IV. QUALIFICATION SECTION OF THE INSOLVENCY PROCEEDING
The purpose of the qualification section is to determine whether the insolvency situation was generated or aggravated by the wilful or culpable conduct of its directors or ghost directors.
The qualification section will be opened whenever the Liquidation Phase is opened or within the Agreement Phase a payment proposal to creditors with a reduction of more than one third or a wait period of more than three years is approved.
For an insolvency to be classified as guilty, the Spanish Insolvency Law (LC) requires that there has been an aggravation of the willful and / or culpable insolvency of the Debtor, establishing two types of factual assumptions: (i) assumptions that, if concur, determine guilt of the bankruptcy without the need to prove that insolvency was caused or aggravated as a result (called “iure et de iure” assumption) where no proof to the contrary is admissible); (ii) and assumptions that, although they concur, must cause or aggravate the insolvency (“iuris tantum” assumption) and where contrary evidence is permissible.
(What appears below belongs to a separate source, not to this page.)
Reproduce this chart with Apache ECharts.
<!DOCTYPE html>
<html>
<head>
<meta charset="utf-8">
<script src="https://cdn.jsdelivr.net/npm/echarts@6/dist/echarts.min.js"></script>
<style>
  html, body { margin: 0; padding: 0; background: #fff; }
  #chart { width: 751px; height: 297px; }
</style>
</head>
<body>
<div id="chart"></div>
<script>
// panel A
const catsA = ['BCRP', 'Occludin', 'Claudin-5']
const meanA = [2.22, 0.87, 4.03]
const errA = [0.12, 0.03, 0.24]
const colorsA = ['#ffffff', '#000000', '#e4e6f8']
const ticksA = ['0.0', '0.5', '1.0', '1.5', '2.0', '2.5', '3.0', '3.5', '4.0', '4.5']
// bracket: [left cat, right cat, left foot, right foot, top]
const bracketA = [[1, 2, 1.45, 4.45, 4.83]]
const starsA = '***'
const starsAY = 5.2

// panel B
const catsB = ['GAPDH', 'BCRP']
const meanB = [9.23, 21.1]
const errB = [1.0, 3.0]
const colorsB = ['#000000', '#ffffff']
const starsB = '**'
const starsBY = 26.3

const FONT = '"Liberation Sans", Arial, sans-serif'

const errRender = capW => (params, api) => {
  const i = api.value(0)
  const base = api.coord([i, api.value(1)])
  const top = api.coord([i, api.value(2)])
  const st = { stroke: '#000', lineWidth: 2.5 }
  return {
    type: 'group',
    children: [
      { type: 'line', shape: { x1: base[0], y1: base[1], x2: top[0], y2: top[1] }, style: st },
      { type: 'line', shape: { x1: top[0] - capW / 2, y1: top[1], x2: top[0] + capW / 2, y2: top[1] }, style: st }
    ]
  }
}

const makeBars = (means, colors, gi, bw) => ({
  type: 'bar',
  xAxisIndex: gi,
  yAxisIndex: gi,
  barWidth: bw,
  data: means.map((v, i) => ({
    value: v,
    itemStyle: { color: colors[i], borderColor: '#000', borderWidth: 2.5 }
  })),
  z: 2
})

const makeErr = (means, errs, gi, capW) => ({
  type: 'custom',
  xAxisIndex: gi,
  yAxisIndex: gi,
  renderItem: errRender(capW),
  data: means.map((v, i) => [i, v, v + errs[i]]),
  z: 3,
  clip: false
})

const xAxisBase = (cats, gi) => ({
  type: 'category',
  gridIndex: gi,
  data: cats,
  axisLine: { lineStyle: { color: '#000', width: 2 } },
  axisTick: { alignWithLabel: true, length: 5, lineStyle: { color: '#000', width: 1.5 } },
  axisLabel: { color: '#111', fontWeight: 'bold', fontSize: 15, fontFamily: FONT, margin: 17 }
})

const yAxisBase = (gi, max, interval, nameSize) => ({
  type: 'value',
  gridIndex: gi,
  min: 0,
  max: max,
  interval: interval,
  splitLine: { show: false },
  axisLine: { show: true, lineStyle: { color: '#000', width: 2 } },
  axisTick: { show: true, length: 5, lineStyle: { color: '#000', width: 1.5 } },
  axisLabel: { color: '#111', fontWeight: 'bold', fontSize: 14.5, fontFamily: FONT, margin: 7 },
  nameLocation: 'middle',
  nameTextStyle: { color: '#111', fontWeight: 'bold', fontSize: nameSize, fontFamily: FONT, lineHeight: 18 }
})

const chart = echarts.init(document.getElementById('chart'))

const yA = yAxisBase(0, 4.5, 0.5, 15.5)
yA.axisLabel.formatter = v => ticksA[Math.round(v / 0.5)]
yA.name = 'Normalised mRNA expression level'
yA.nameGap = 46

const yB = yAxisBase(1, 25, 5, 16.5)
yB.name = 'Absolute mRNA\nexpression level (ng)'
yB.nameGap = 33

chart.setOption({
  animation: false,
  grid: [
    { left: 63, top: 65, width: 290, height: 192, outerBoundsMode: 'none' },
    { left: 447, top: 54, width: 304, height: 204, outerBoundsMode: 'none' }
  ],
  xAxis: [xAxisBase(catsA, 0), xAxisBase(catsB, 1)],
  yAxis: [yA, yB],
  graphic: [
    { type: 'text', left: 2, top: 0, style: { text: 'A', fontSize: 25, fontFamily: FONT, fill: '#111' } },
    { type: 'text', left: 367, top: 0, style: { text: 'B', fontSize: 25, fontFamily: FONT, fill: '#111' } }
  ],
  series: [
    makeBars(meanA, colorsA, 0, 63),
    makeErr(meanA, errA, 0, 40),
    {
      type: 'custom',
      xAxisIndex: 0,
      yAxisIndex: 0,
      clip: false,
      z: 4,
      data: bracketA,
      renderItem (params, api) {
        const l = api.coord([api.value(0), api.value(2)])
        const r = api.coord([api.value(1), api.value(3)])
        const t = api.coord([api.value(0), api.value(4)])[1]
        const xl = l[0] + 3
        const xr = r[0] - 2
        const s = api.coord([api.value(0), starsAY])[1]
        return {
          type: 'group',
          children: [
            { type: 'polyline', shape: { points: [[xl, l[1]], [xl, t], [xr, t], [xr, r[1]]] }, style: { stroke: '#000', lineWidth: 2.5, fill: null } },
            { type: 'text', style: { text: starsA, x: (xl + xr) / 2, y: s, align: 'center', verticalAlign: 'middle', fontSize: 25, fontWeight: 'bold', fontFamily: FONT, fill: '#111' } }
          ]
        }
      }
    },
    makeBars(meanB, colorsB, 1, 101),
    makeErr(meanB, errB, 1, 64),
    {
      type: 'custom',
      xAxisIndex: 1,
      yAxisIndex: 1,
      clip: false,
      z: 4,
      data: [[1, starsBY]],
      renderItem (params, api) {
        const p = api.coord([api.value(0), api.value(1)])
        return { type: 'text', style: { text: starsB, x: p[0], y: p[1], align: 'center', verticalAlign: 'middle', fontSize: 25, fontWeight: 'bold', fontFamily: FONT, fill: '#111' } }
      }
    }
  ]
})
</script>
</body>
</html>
Likewise, the consequences that for the affected persons may derive from the characterization of the contest as guilty are several, from the disqualification to manage assets and rights, to the liability to cover the deficit of assets not satisfied in the insolvency proceeding.
V.INSOLVENCY PROCEEDINGS OF INDIVIDUALS
Although there is nothing to prevent individuals from using the insolvency proceedings referred to in the previous sections, with the necessary differences derived from their status as individuals (documentation to be provided, shorter processing time, etc.), the fact is that the vast majority of insolvency proceedings for individuales in Spain begin with an out-of-court payment agreement followed by a consecutive insolvency proceeding in liquidation.
And the only reason for individuals to initiate it is that through it they can get their debts discharged.
This is the so-called "Benefit of Exoneration of Unsatisfied Liabilities”, which is the essential differentiating element in the law of the insolvency of individuals with respect to legal persons, since the latter will not have the option of obtaining such exoneration insofar as, as legal persons, they only are able to approve an agreement and thus continue with their activity, or they are liquidated and extinguished.
Having established the above, in order for a individuals to achieve "Benefit of Exoneration of Unsatisfied Liabilities” the following is required
- The prior conclusion of the insolvency proceeding due to the end of the liquidation phase or insufficient assets to pay the so-called credits against the mass (those generated after the declaration of the insolvency proceeding).
- Be a bona fide debtor, i.e. not have been declared culpable or been convicted of offences against assets, public finances or workers in the previous ten years;
- Have satisfied the credits against the mass and privileged credits;
- Have reached or attempted to reach an out-of-court payment agreement, or alternatively, have paid twenty-five percent of the ordinary credits.
Only public law and maintenance credits are exempt from exemption.
⃰As a consequence of the pandemic, Royal Decree-Law 8/2020 of 17 March on extraordinary urgent measures to address the economic and social impact of COVID-19, has established a moratorium that exempts the debtor from the duty to file for insolvency proceedings until 30 June 2022, even if the debtor is currently insolvent.
⃰A Draft Bill for the Reform of the Insolvency Law is currently being processed, which will entail an important reform of the current law that is expected to come into force in June 2022.